Priority 6: Technical SEO (Don't Overcomplicate It)
You don't need to become a technical SEO expert. Just cover the basics:
- Submit a sitemap to Google Search Console
- Fix broken links — use our broken link checker
- Add structured data — at minimum, LocalBusiness schema. Our schema generator makes this easy.
- Use clean URLs — our slug optimizer helps create SEO-friendly URLs
- Ensure proper redirects — if you change a URL, set up a 301 redirect. Check with our redirect checker.
Realistic Expectations
Let's be honest about timelines:
- Week 1-2: Set up Google Business Profile, fix basic website issues. You might see map pack improvements within days.
- Month 1-3: Core pages optimized, initial content published. You'll start showing up for long-tail keywords.
- Month 3-6: Consistent content and reviews building up. Rankings improving for more competitive terms.
- Month 6-12: Compound growth. Each piece of content strengthens the whole site. Local authority established.
SEO compounds like interest. The work you do today pays off for months and years.
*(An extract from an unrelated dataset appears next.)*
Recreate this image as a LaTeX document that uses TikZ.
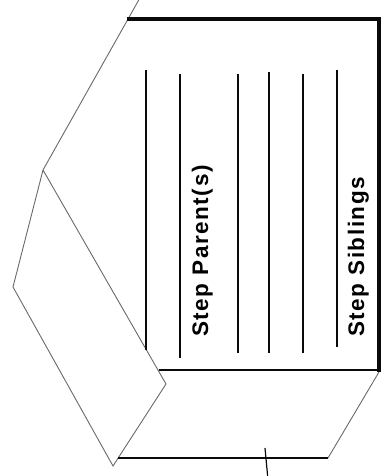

Unlike paid ads, which stop the moment you stop paying.
What Not to Do
- Don't buy links. Google is very good at detecting paid links. It's not worth the risk.
- Don't keyword stuff. Writing "best plumber Sacramento plumber in Sacramento CA plumber" will hurt, not help.
- Don't copy competitors' content. Duplicate content won't rank. Write your own.
- Don't ignore mobile. Most of your customers are on phones.
- Don't expect overnight results. Anyone promising page 1 in a week is lying.
Your Action Plan
Here's your to-do list, in order:
- Claim and fully optimize your Google Business Profile
- Run an SEO audit on your site and fix critical issues
- Create or optimize your core pages (home, services, about, contact)
- Set up Google Search Console
- Get listed on 5-10 relevant directories with consistent NAP
- Start asking for Google reviews
- Publish 2 helpful blog posts per month
- Review progress monthly in Search Console
That's it. No magic, no shortcuts, no expensive tools. Just consistent, focused effort on the things that actually move the needle.